◆ **Goal**
All of the material below is to be restated word for word, apart from the pictures.

++++++++

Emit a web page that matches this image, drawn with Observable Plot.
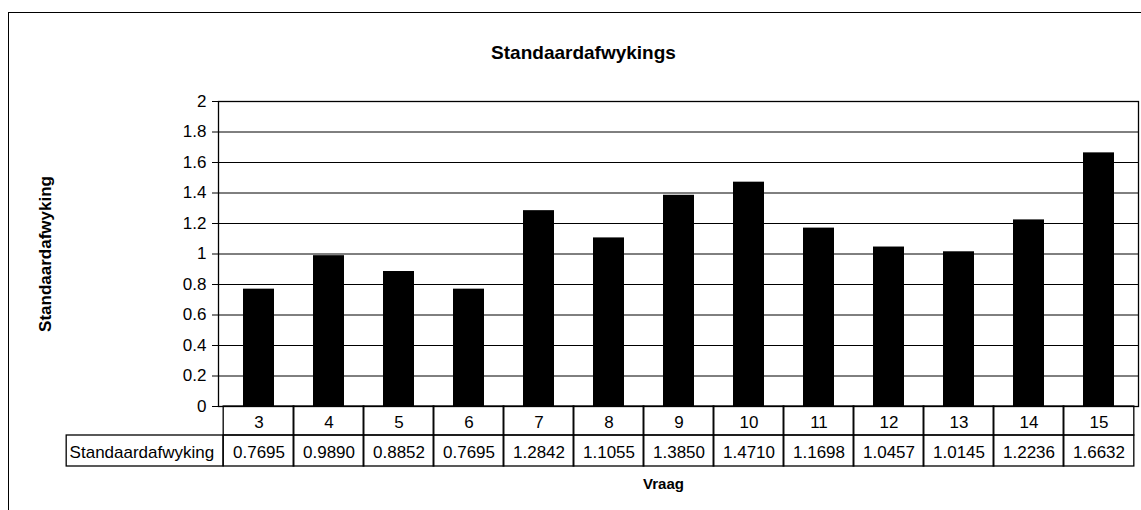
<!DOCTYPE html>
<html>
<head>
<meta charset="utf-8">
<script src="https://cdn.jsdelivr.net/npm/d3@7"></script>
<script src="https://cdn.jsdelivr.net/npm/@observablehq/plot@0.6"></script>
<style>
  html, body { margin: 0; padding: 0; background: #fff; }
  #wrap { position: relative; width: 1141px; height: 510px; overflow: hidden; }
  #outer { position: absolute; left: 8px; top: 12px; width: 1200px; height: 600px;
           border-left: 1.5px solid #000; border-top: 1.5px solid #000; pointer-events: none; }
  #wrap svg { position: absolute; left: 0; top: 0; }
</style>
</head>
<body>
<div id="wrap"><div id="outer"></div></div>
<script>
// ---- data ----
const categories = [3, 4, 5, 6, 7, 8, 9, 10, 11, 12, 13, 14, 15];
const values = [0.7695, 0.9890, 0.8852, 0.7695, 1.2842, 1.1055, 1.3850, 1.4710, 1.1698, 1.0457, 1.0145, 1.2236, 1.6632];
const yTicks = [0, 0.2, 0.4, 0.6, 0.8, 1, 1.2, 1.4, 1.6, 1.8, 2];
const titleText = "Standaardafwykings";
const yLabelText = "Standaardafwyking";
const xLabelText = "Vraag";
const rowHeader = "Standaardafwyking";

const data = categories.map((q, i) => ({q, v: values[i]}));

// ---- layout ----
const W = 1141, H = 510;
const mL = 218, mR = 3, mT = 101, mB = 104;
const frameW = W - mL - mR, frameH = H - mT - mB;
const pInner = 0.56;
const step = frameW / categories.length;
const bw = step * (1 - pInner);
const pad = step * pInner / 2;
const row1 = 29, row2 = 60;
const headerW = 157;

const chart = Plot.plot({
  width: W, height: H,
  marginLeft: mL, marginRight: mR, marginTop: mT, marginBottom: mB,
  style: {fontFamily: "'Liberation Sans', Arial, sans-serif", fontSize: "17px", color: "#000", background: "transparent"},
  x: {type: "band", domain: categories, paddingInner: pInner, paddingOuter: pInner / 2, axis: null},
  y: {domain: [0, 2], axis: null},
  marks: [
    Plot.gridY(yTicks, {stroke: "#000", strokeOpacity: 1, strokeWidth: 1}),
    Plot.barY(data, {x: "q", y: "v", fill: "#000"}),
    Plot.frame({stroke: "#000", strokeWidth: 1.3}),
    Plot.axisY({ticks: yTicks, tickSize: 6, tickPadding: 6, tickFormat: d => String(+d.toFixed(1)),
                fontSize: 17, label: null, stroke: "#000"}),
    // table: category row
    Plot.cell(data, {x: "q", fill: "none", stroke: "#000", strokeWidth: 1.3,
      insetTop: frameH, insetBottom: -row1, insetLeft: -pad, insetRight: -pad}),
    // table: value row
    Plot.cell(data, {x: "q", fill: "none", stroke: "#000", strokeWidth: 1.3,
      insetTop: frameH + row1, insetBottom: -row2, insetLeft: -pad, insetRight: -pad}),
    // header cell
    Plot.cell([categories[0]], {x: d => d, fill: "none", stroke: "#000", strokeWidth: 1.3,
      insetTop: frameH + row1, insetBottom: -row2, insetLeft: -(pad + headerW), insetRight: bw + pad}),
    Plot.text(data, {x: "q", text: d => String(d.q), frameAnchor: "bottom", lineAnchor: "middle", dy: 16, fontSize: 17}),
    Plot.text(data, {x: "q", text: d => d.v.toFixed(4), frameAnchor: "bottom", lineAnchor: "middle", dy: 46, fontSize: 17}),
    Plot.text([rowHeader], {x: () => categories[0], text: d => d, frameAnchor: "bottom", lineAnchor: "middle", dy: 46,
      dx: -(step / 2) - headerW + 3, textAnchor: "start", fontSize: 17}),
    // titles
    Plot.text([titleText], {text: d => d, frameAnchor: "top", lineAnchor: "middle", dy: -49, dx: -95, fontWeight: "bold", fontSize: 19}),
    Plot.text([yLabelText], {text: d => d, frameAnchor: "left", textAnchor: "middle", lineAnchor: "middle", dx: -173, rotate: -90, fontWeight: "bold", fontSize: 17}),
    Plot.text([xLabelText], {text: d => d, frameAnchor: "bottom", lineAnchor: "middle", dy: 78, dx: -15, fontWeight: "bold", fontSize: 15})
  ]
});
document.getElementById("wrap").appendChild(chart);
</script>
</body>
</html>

++++++++

◆ **Reply**
Emit a web page that matches this image, drawn with Observable Plot.
<!DOCTYPE html>
<html>
<head>
<meta charset="utf-8">
<script src="https://cdn.jsdelivr.net/npm/d3@7"></script>
<script src="https://cdn.jsdelivr.net/npm/@observablehq/plot@0.6"></script>
<style>
  html, body { margin: 0; padding: 0; background: #fff; }
  #wrap { position: relative; width: 1141px; height: 510px; overflow: hidden; }
  #outer { position: absolute; left: 8px; top: 12px; width: 1200px; height: 600px;
           border-left: 1.5px solid #000; border-top: 1.5px solid #000; pointer-events: none; }
  #wrap svg { position: absolute; left: 0; top: 0; }
</style>
</head>
<body>
<div id="wrap"><div id="outer"></div></div>
<script>
// ---- data ----
const categories = [3, 4, 5, 6, 7, 8, 9, 10, 11, 12, 13, 14, 15];
const values = [0.7695, 0.9890, 0.8852, 0.7695, 1.2842, 1.1055, 1.3850, 1.4710, 1.1698, 1.0457, 1.0145, 1.2236, 1.6632];
const yTicks = [0, 0.2, 0.4, 0.6, 0.8, 1, 1.2, 1.4, 1.6, 1.8, 2];
const titleText = "Standaardafwykings";
const yLabelText = "Standaardafwyking";
const xLabelText = "Vraag";
const rowHeader = "Standaardafwyking";

const data = categories.map((q, i) => ({q, v: values[i]}));

// ---- layout ----
const W = 1141, H = 510;
const mL = 218, mR = 3, mT = 101, mB = 104;
const frameW = W - mL - mR, frameH = H - mT - mB;
const pInner = 0.56;
const step = frameW / categories.length;
const bw = step * (1 - pInner);
const pad = step * pInner / 2;
const row1 = 29, row2 = 60;
const headerW = 157;

const chart = Plot.plot({
  width: W, height: H,
  marginLeft: mL, marginRight: mR, marginTop: mT, marginBottom: mB,
  style: {fontFamily: "'Liberation Sans', Arial, sans-serif", fontSize: "17px", color: "#000", background: "transparent"},
  x: {type: "band", domain: categories, paddingInner: pInner, paddingOuter: pInner / 2, axis: null},
  y: {domain: [0, 2], axis: null},
  marks: [
    Plot.gridY(yTicks, {stroke: "#000", strokeOpacity: 1, strokeWidth: 1}),
    Plot.barY(data, {x: "q", y: "v", fill: "#000"}),
    Plot.frame({stroke: "#000", strokeWidth: 1.3}),
    Plot.axisY({ticks: yTicks, tickSize: 6, tickPadding: 6, tickFormat: d => String(+d.toFixed(1)),
                fontSize: 17, label: null, stroke: "#000"}),
    // table: category row
    Plot.cell(data, {x: "q", fill: "none", stroke: "#000", strokeWidth: 1.3,
      insetTop: frameH, insetBottom: -row1, insetLeft: -pad, insetRight: -pad}),
    // table: value row
    Plot.cell(data, {x: "q", fill: "none", stroke: "#000", strokeWidth: 1.3,
      insetTop: frameH + row1, insetBottom: -row2, insetLeft: -pad, insetRight: -pad}),
    // header cell
    Plot.cell([categories[0]], {x: d => d, fill: "none", stroke: "#000", strokeWidth: 1.3,
      insetTop: frameH + row1, insetBottom: -row2, insetLeft: -(pad + headerW), insetRight: bw + pad}),
    Plot.text(data, {x: "q", text: d => String(d.q), frameAnchor: "bottom", lineAnchor: "middle", dy: 16, fontSize: 17}),
    Plot.text(data, {x: "q", text: d => d.v.toFixed(4), frameAnchor: "bottom", lineAnchor: "middle", dy: 46, fontSize: 17}),
    Plot.text([rowHeader], {x: () => categories[0], text: d => d, frameAnchor: "bottom", lineAnchor: "middle", dy: 46,
      dx: -(step / 2) - headerW + 3, textAnchor: "start", fontSize: 17}),
    // titles
    Plot.text([titleText], {text: d => d, frameAnchor: "top", lineAnchor: "middle", dy: -49, dx: -95, fontWeight: "bold", fontSize: 19}),
    Plot.text([yLabelText], {text: d => d, frameAnchor: "left", textAnchor: "middle", lineAnchor: "middle", dx: -173, rotate: -90, fontWeight: "bold", fontSize: 17}),
    Plot.text([xLabelText], {text: d => d, frameAnchor: "bottom", lineAnchor: "middle", dy: 78, dx: -15, fontWeight: "bold", fontSize: 15})
  ]
});
document.getElementById("wrap").appendChild(chart);
</script>
</body>
</html>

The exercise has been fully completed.